Sean Casey, an emergency medical teams coordinator for the World Health Organization (WHO) spoke to DW about the current state of hospitals and health services in the Gaza Strip on Sunday, highlighting the precarious situation facing health service providers and civilians caught up in the war raging between Israel and the militant Islamist group Hamas.
Asked what he had seen at Gaza’s al-Shifa Hospital, Casey said: “We found a hospital that’s completely overwhelmed. We saw patients coming in every 30 to 60 seconds on donkey carts, on trolleys, with very serious injuries. The hospital was previously the largest referral hospital in Gaza with 750 beds and a very busy emergency ward. At the moment, hospital leadership has indicated that they have only 5 or 6 doctors, 5 or 6 nurses and about 70 volunteers.”
Asked what could be done to alleviate suffering, he replied: “Very little, but we hope to change that.”
“Al-Shifa,” he said, “previously had 20 operating theaters, none of them are currently working.

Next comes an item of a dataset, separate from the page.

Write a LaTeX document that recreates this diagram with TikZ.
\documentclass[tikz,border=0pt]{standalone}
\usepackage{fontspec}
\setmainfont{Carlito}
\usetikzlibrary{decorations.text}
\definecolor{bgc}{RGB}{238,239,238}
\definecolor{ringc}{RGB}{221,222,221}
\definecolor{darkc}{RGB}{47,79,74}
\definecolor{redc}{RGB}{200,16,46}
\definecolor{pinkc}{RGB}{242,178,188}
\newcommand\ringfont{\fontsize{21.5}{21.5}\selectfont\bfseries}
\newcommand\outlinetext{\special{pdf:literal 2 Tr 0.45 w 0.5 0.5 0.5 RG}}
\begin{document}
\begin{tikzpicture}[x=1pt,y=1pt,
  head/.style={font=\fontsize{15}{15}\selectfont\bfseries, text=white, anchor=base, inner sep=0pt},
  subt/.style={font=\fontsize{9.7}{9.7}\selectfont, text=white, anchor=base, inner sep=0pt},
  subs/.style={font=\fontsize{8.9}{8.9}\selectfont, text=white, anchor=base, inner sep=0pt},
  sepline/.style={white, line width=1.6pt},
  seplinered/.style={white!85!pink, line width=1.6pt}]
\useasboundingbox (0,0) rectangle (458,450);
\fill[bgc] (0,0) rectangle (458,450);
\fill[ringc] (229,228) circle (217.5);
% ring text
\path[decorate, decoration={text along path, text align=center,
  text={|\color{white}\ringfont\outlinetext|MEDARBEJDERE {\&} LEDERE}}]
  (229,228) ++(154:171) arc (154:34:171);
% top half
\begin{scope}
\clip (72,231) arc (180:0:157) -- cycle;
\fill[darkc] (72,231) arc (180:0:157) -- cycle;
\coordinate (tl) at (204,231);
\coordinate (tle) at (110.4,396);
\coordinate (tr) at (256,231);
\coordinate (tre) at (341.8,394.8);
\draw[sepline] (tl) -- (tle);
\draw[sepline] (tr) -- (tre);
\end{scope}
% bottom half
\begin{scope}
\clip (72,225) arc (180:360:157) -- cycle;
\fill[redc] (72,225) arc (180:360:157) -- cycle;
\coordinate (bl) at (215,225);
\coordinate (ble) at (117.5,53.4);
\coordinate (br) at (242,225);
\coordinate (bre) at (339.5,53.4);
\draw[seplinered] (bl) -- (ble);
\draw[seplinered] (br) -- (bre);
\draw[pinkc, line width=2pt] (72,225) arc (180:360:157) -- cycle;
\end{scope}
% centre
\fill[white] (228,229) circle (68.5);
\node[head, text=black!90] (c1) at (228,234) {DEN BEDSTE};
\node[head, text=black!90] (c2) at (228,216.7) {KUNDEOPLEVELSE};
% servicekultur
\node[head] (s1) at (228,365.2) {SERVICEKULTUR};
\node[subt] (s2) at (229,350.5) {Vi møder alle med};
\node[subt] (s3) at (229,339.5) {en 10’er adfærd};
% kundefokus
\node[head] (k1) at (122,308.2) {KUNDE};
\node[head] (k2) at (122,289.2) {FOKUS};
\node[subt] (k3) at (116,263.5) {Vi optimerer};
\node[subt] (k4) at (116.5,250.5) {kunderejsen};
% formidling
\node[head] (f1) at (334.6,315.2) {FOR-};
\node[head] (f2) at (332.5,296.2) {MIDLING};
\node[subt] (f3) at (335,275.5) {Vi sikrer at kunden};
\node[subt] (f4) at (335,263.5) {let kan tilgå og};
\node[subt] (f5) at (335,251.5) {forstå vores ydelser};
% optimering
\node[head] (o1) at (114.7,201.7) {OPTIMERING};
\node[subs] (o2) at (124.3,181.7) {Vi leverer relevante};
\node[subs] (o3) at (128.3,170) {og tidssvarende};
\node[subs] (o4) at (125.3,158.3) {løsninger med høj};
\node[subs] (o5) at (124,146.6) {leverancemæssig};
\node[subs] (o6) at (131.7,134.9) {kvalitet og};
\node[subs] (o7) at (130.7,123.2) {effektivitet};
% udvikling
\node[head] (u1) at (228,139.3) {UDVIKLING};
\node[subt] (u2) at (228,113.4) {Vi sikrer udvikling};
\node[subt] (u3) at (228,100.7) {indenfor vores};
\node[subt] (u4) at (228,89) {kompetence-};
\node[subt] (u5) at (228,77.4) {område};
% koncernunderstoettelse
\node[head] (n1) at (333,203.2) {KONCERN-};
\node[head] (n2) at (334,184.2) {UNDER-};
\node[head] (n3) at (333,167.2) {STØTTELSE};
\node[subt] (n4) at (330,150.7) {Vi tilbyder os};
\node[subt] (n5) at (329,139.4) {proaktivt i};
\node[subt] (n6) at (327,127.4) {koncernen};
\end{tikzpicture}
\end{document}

They’re running dialysis machines 24 hours a day on a backup generator. But they’re not able to come close to meeting demand.”
“What we’re seeing in all of the hospitals in Gaza is that they’re at 200, 300, even 400% of their normal capacity, and that they’re running those numbers, supporting that number of patients, with 50% or 25% of their normal personnel. Huge numbers of people here have been displaced.”
When DW asked how many of those injured were Hamas fighters and how many civilians, Casey replied: “I saw young and old, men and women… pregnant women. I saw, unfortunately, children receiving sutures, stitches, without any anesthetic. People wailing out in pain. So it doesn’t matter who these people are, they’re injured.”
Casey noted that al-Shifa was so full of patients that “there was hardly any room to walk.”
When asked what was currently needed, Casey said, “the optimal solution to this is peace… is a ceasefire.”